── AVAILABLE DATA ──

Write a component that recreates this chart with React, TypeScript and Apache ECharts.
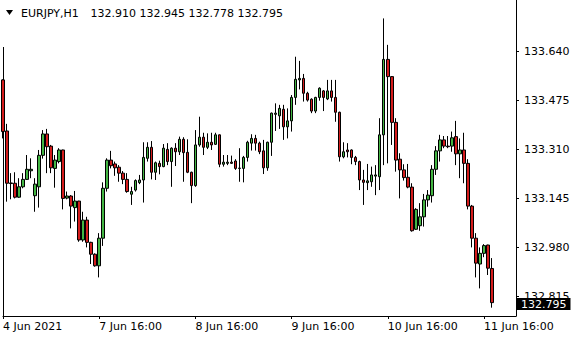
import React, { useEffect, useRef } from "react";
import * as echarts from "echarts";

const symbol = "EURJPY";
const period = "H1";

// Hourly bars, 4 Jun 16:00 -> 11 Jun 18:00
const opens = [
  133.545, 133.373, 133.198, 133.197, 133.150, 133.185, 133.210, 133.239, 133.155, 133.185,
  133.291, 133.363, 133.322, 133.247, 133.270, 133.309, 133.147, 133.154, 133.115, 133.137,
  133.006, 133.073, 132.998, 132.958, 132.919, 133.012, 133.180, 133.275, 133.262, 133.251,
  133.231, 133.210, 133.160, 133.174, 133.199, 133.208, 133.281, 133.318, 133.234, 133.264,
  133.253, 133.311, 133.270, 133.315, 133.303, 133.345, 133.301, 133.234, 133.189, 133.326,
  133.352, 133.318, 133.335, 133.328, 133.360, 133.261, 133.264, 133.268, 133.272, 133.247,
  133.247, 133.284, 133.332, 133.348, 133.332, 133.306, 133.249, 133.335, 133.429, 133.424,
  133.446, 133.387, 133.407, 133.486, 133.545, 133.550, 133.500, 133.480, 133.440, 133.486,
  133.508, 133.481, 133.508, 133.486, 133.436, 133.286, 133.309, 133.309, 133.284, 133.270,
  133.208, 133.199, 133.202, 133.221, 133.219, 133.360, 133.614, 133.556, 133.402, 133.278,
  133.242, 133.217, 133.184, 133.042, 133.054, 133.084, 133.141, 133.155, 133.244, 133.306,
  133.343, 133.322, 133.322, 133.354, 133.296, 133.309, 133.264, 133.120, 133.012, 132.925,
  132.961, 132.989, 132.910,
];
const highs = [
  133.547, 133.397, 133.231, 133.234, 133.214, 133.231, 133.292, 133.281, 133.214, 133.309,
  133.376, 133.380, 133.326, 133.292, 133.315, 133.310, 133.169, 133.157, 133.171, 133.138,
  133.101, 133.084, 133.000, 132.961, 133.029, 133.200, 133.281, 133.306, 133.270, 133.258,
  133.238, 133.231, 133.185, 133.210, 133.225, 133.335, 133.335, 133.339, 133.270, 133.273,
  133.329, 133.332, 133.318, 133.332, 133.354, 133.352, 133.345, 133.236, 133.376, 133.421,
  133.367, 133.365, 133.367, 133.367, 133.361, 133.292, 133.292, 133.290, 133.278, 133.315,
  133.289, 133.340, 133.362, 133.360, 133.337, 133.343, 133.337, 133.435, 133.466, 133.461,
  133.461, 133.449, 133.494, 133.623, 133.609, 133.565, 133.505, 133.483, 133.488, 133.520,
  133.511, 133.545, 133.545, 133.545, 133.438, 133.335, 133.332, 133.311, 133.289, 133.273,
  133.242, 133.262, 133.253, 133.258, 133.416, 133.752, 133.663, 133.558, 133.416, 133.298,
  133.261, 133.262, 133.197, 133.113, 133.130, 133.161, 133.174, 133.258, 133.322, 133.360,
  133.356, 133.356, 133.371, 133.407, 133.348, 133.367, 133.278, 133.124, 133.029, 132.981,
  132.992, 132.990, 132.945,
];
const lows = [
  133.348, 133.135, 133.143, 133.146, 133.148, 133.180, 133.208, 133.214, 133.101, 133.115,
  133.280, 133.231, 133.231, 133.182, 133.264, 133.109, 133.143, 133.045, 133.068, 133.000,
  133.000, 132.981, 132.925, 132.916, 132.880, 132.986, 133.169, 133.247, 133.222, 133.202,
  133.194, 133.165, 133.124, 133.169, 133.194, 133.132, 133.270, 133.210, 133.208, 133.227,
  133.251, 133.258, 133.185, 133.255, 133.292, 133.202, 133.231, 133.130, 133.185, 133.320,
  133.292, 133.312, 133.309, 133.326, 133.251, 133.253, 133.258, 133.262, 133.242, 133.202,
  133.200, 133.270, 133.307, 133.307, 133.295, 133.228, 133.239, 133.289, 133.373, 133.380,
  133.343, 133.348, 133.371, 133.461, 133.513, 133.472, 133.472, 133.433, 133.433, 133.475,
  133.440, 133.477, 133.472, 133.404, 133.270, 133.281, 133.284, 133.261, 133.258, 133.174,
  133.124, 133.174, 133.185, 133.157, 133.174, 133.258, 133.264, 133.326, 133.236, 133.146,
  133.206, 133.180, 133.034, 133.040, 133.037, 133.051, 133.118, 133.132, 133.225, 133.270,
  133.315, 133.315, 133.303, 133.258, 133.214, 133.197, 133.109, 132.981, 132.880, 132.843,
  132.948, 132.888, 132.778,
];
const closes = [
  133.371, 133.197, 133.196, 133.150, 133.185, 133.210, 133.244, 133.244, 133.194, 133.291,
  133.363, 133.320, 133.249, 133.275, 133.309, 133.146, 133.154, 133.120, 133.137, 133.006,
  133.073, 132.998, 132.958, 132.919, 133.012, 133.180, 133.275, 133.256, 133.249, 133.231,
  133.210, 133.169, 133.169, 133.206, 133.208, 133.284, 133.318, 133.234, 133.266, 133.253,
  133.315, 133.270, 133.315, 133.303, 133.345, 133.300, 133.234, 133.189, 133.326, 133.352,
  133.318, 133.335, 133.326, 133.360, 133.261, 133.268, 133.268, 133.264, 133.247, 133.248,
  133.284, 133.335, 133.348, 133.332, 133.303, 133.249, 133.335, 133.433, 133.433, 133.449,
  133.387, 133.407, 133.486, 133.547, 133.550, 133.500, 133.477, 133.440, 133.486, 133.517,
  133.486, 133.508, 133.486, 133.436, 133.286, 133.303, 133.303, 133.284, 133.270, 133.208,
  133.200, 133.205, 133.225, 133.225, 133.360, 133.614, 133.556, 133.402, 133.275, 133.242,
  133.216, 133.184, 133.037, 133.109, 133.084, 133.141, 133.157, 133.244, 133.306, 133.343,
  133.322, 133.320, 133.350, 133.296, 133.309, 133.264, 133.120, 133.012, 132.928, 132.961,
  132.987, 132.911, 132.795,
];

const timeLabels = ["4 Jun 2021", "7 Jun 16:00", "8 Jun 16:00", "9 Jun 16:00", "10 Jun 16:00", "11 Jun 16:00"];
const timeLabelBars = [0, 24, 48, 72, 96, 120];
const slotCount = 129;

const priceTicks = [132.815, 132.98, 133.145, 133.31, 133.475, 133.64];
const priceMin = 132.75;
const priceMax = 133.814;

const FONT = "DejaVu Sans";

export default function App() {
  const ref = useRef<HTMLDivElement>(null);

  useEffect(() => {
    if (!ref.current) return;
    const chart = echarts.init(ref.current, null, { renderer: "svg" });

    const categories: string[] = [];
    for (let i = 0; i < slotCount; i++) {
      const k = timeLabelBars.indexOf(i);
      categories.push(k >= 0 ? timeLabels[k] : "");
    }
    const candles = opens.map((o, i) => [o, closes[i], lows[i], highs[i]]);
    const n = opens.length - 1;
    const lastClose = closes[n];
    const header = [opens[n], highs[n], lows[n], closes[n]].map((v) => v.toFixed(3)).join(" ");
    const showLabel = (_idx: number, val: string) => val !== "";

    chart.setOption({
      animation: false,
      backgroundColor: "#fff",
      grid: { left: 3, right: 64, top: 0, bottom: 24, containLabel: false },
      xAxis: {
        type: "category",
        data: categories,
        boundaryGap: false,
        axisLine: { show: true, lineStyle: { color: "#000", width: 1 } },
        axisTick: { show: true, interval: showLabel, length: 3, lineStyle: { color: "#000" } },
        axisLabel: {
          interval: showLabel,
          align: "left",
          margin: 5,
          color: "#000",
          fontSize: 11,
          fontFamily: FONT,
        },
        splitLine: { show: false },
      },
      yAxis: {
        type: "value",
        position: "right",
        min: priceMin,
        max: priceMax,
        axisLine: { show: true, lineStyle: { color: "#000", width: 1 } },
        axisTick: { show: true, length: 3, customValues: priceTicks, lineStyle: { color: "#000" } },
        axisLabel: {
          customValues: priceTicks,
          margin: 8,
          color: "#000",
          fontSize: 11,
          fontFamily: FONT,
          formatter: (v: number) => v.toFixed(3),
        },
        splitLine: { show: false },
      },
      graphic: [
        {
          type: "line",
          shape: { x1: 3.5, y1: 47, x2: 3.5, y2: 316 },
          style: { stroke: "#000", lineWidth: 1 },
          z: 1,
        },
        {
          type: "polygon",
          shape: { points: [[6, 10], [13, 10], [9.5, 15]] },
          style: { fill: "#000" },
        },
        {
          type: "text",
          x: 21,
          y: 13,
          style: { text: `${symbol},${period}`, font: `11px "${FONT}"`, fill: "#000", verticalAlign: "middle" },
        },
        {
          type: "text",
          x: 90.5,
          y: 13,
          style: { text: header, font: `11px "${FONT}"`, fill: "#000", verticalAlign: "middle" },
        },
      ],
      series: [
        {
          type: "candlestick",
          data: candles,
          barWidth: 3,
          clip: false,
          itemStyle: {
            color: "#43b543",
            color0: "#d41c1c",
            borderColor: "#000",
            borderColor0: "#000",
            borderColorDoji: "#000",
            borderWidth: 1,
          },
        },
        {
          type: "line",
          data: [],
          z: 20,
          silent: true,
          markLine: {
            silent: true,
            z: 20,
            symbol: ["none", "none"],
            lineStyle: { color: "rgba(0,0,0,0)", width: 1, type: "solid" },
            label: {
              show: true,
              position: "end",
              distance: 1,
              formatter: lastClose.toFixed(3),
              backgroundColor: "#000",
              color: "#fff",
              padding: [1, 4, 0, 4],
              fontSize: 11,
              fontFamily: FONT,
            },
            emphasis: { disabled: true },
            data: [{ yAxis: lastClose }],
          },
        },
      ],
    });

    return () => chart.dispose();
  }, []);

  return (
    <div
      ref={ref}
      style={{ position: "absolute", left: 0, top: 0, width: 580, height: 340, background: "#fff" }}
    />
  );
}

───

Search the preceding listing for "React" and extract every line where it is found.

Write a component that recreates this chart with React, TypeScript and Apache ECharts.
import React, { useEffect, useRef } from "react";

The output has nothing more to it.